## Stated problem
Print the lines from the one that contains "Write a Python" to the one that contains "plt.rcParams['mathtext.default'] = 'regular'", inclusive, exactly as they appear, and please drop any pictures.

## Input data
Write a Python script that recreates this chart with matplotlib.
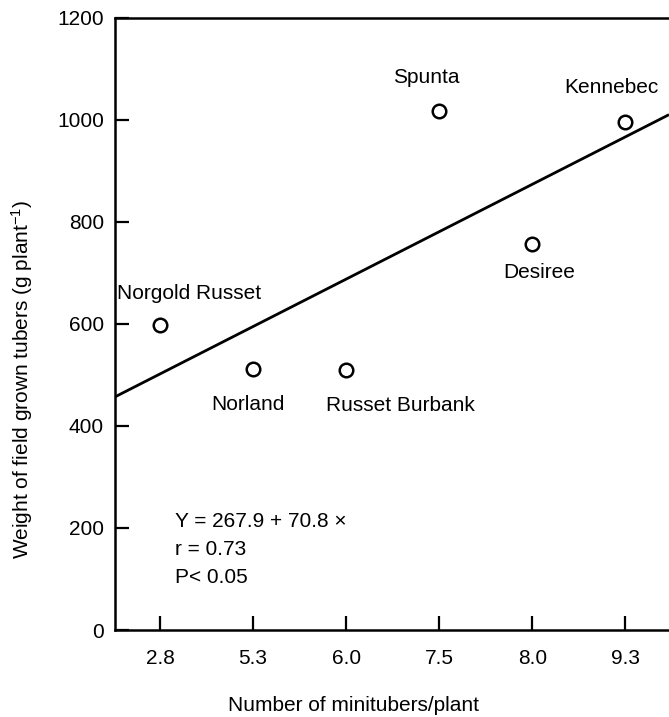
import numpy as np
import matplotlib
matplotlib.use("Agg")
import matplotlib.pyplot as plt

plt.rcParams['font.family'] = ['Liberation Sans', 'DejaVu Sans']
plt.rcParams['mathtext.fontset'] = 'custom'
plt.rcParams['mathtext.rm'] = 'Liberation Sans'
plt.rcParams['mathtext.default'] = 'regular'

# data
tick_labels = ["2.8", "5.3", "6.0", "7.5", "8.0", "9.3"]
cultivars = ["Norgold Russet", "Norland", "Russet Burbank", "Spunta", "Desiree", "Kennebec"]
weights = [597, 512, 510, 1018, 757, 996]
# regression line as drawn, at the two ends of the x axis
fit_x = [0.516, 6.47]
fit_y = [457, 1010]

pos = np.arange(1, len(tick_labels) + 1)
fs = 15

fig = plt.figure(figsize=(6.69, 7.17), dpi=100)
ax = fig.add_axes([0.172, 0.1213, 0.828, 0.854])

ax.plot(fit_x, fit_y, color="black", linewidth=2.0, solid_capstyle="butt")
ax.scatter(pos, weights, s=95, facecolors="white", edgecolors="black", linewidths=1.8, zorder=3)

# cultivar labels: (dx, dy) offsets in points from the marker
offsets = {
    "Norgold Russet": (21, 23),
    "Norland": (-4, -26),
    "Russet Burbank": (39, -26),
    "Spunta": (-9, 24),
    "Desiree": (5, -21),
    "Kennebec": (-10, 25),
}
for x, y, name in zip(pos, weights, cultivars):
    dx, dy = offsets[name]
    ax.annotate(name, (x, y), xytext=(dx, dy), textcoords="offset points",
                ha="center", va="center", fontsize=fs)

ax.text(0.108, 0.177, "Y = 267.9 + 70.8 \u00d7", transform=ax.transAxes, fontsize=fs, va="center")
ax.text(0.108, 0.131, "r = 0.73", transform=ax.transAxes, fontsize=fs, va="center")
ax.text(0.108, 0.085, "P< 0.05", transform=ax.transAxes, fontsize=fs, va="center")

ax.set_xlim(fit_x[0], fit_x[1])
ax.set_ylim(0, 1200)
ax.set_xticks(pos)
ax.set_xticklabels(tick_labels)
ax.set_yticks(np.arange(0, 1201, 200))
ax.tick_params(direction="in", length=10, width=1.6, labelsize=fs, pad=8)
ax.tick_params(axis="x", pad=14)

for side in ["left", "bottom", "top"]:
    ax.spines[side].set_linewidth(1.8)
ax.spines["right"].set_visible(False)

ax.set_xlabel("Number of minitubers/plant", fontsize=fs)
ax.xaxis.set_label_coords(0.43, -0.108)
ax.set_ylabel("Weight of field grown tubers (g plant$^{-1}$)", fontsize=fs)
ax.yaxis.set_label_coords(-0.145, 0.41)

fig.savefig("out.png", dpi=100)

--

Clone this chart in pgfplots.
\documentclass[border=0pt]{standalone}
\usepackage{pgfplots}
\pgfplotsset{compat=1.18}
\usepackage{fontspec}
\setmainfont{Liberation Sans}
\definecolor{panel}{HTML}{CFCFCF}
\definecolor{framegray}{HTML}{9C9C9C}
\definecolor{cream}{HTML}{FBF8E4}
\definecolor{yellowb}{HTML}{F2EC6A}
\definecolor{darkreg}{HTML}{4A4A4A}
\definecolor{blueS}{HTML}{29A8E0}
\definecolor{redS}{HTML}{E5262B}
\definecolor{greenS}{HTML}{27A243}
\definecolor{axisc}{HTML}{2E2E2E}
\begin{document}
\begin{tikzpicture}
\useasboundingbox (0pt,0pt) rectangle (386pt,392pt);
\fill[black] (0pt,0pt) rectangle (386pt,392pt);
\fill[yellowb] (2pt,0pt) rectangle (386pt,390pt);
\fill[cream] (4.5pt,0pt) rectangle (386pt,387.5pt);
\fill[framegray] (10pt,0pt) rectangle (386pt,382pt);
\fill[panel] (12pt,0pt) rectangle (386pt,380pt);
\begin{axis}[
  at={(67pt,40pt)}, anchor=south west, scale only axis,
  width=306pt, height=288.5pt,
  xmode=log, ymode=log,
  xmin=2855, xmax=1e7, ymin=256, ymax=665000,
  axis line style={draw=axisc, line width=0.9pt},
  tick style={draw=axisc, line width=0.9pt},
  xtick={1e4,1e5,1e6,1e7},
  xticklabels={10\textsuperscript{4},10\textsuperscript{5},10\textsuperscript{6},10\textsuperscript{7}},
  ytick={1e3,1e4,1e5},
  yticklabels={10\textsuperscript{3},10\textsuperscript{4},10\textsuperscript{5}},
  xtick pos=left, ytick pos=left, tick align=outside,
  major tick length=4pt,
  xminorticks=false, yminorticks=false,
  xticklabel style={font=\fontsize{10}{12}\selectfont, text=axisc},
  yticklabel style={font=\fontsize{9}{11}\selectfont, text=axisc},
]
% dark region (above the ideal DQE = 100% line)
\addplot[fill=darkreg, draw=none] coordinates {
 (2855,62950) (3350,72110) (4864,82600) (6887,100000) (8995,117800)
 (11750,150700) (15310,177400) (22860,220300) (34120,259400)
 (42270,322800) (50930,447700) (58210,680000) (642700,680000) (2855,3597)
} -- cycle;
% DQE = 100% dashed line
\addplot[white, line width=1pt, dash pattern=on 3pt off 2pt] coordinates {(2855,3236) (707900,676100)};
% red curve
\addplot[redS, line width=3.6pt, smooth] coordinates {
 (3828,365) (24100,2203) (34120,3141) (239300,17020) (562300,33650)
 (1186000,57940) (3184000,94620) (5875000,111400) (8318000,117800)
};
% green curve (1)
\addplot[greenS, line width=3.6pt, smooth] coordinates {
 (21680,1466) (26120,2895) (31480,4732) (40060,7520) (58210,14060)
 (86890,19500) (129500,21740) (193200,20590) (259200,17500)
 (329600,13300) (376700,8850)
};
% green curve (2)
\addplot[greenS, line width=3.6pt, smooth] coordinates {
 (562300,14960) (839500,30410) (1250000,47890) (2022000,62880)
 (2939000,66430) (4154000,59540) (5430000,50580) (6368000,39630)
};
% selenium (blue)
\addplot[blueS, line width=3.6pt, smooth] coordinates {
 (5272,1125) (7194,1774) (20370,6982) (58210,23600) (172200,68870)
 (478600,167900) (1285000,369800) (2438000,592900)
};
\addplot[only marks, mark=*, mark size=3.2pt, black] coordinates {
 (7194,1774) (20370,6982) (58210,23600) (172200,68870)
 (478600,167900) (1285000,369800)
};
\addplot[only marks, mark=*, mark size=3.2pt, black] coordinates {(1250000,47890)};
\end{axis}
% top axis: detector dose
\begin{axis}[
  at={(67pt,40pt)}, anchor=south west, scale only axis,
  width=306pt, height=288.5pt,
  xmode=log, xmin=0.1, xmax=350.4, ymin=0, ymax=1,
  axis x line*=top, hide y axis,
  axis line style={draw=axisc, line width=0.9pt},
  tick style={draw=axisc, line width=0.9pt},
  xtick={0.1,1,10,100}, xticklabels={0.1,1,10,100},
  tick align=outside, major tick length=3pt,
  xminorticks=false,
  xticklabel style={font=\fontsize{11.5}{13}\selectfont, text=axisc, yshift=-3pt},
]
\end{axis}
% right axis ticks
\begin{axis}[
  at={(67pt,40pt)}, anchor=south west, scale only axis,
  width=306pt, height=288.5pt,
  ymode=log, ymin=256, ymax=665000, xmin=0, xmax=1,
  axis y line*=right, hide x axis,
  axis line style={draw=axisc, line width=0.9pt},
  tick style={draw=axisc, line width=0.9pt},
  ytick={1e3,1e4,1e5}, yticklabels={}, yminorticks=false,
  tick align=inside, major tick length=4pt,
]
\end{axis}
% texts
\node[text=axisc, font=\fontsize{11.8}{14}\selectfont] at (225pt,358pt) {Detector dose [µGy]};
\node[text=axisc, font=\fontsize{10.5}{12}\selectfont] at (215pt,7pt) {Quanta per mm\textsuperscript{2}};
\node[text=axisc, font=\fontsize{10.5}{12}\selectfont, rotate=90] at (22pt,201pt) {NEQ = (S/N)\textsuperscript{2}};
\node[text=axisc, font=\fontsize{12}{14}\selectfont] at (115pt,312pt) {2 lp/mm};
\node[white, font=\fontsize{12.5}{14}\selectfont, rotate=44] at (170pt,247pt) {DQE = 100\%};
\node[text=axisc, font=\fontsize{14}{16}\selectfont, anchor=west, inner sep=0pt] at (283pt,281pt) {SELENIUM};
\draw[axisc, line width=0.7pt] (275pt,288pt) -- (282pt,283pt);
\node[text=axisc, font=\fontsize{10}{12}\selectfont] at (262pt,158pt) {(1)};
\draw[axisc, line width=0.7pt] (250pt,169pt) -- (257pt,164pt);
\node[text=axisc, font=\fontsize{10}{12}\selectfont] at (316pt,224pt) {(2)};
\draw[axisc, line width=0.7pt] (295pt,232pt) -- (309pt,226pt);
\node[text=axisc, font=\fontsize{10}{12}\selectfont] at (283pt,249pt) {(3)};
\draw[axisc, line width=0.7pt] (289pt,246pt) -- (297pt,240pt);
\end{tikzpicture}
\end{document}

## Correct output
Write a Python script that recreates this chart with matplotlib.
import numpy as np
import matplotlib
matplotlib.use("Agg")
import matplotlib.pyplot as plt

plt.rcParams['font.family'] = ['Liberation Sans', 'DejaVu Sans']
plt.rcParams['mathtext.fontset'] = 'custom'
plt.rcParams['mathtext.rm'] = 'Liberation Sans'
plt.rcParams['mathtext.default'] = 'regular'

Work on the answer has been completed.